A la altura de los setenta empezó a haber un cambio. Los cineastas estimaron que la guerra era horrible y así había que mostrarla. Irónicamente, a medida que nos volvíamos más blanditos, estábamos dispuestos a cualquier compromiso con tal de evitar la guerra y aguantábamos peor las bajas en combate, las películas de guerra se volvían más duras, sangrientas y realistas. No hay más que comparar las escenas del desembarco en Normandía de “El día más largo”, que era de 1962, con las de “Salvando al soldado Ryan”, que es de 1998, o la visión ideologizada y maniquea de la guerra de Vietnam que ofrece “Boinas verdes” de 1968 con la realista y sin cataplasmas “La chaqueta metálica” de 1987. Por cierto, que de este elenco de películas bélicas realistas me quedo con “Ven y mira” del soviético Elem Klímov. Una visión sin contemplaciones de lo que fue el Frente Oriental en la II Guerra Mundial.

Recientemente la revista Vogue nos ha recordado que la guerra puede ser glamourosa. Annie Leibovitz ha publicado en Vogue una serie de fotografías de la esposa del presidente Zelenski, en las que se ve que el sufrimiento (ajeno y aunque sea el de tus compatriotas) no está reñido con la elegancia. Ignoro quién fue el genio que tuvo la idea, ni lo que se les pasó por la cabeza al presidente Zelenski y a su mujer cuando aceptaron.
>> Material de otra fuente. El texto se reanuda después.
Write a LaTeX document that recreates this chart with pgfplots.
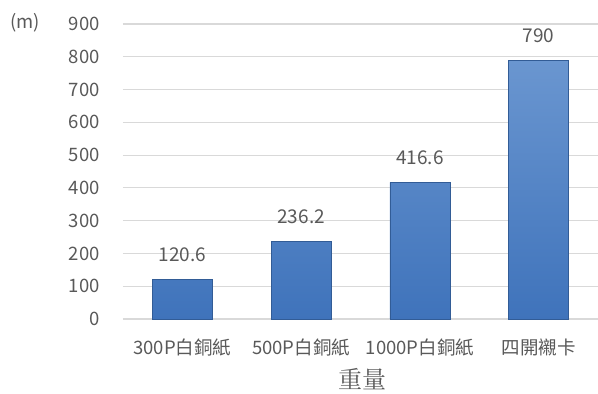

Mi brújula ética me dice que hay cosas fuera de límite. Uno no hace un juego de guerra sobre la I Guerra Mundial e introduce una regla optativa sobre el genocidio armenio (esa fue la decisión de Philippe Thibault cuando diseñó el excelente “La Grand Guerre 1914-1918). Uno tampoco hace una comedia sobre Auschwitz. Ni tampoco se hace fotos glamourosas mientras llueven los misiles sobre tu país.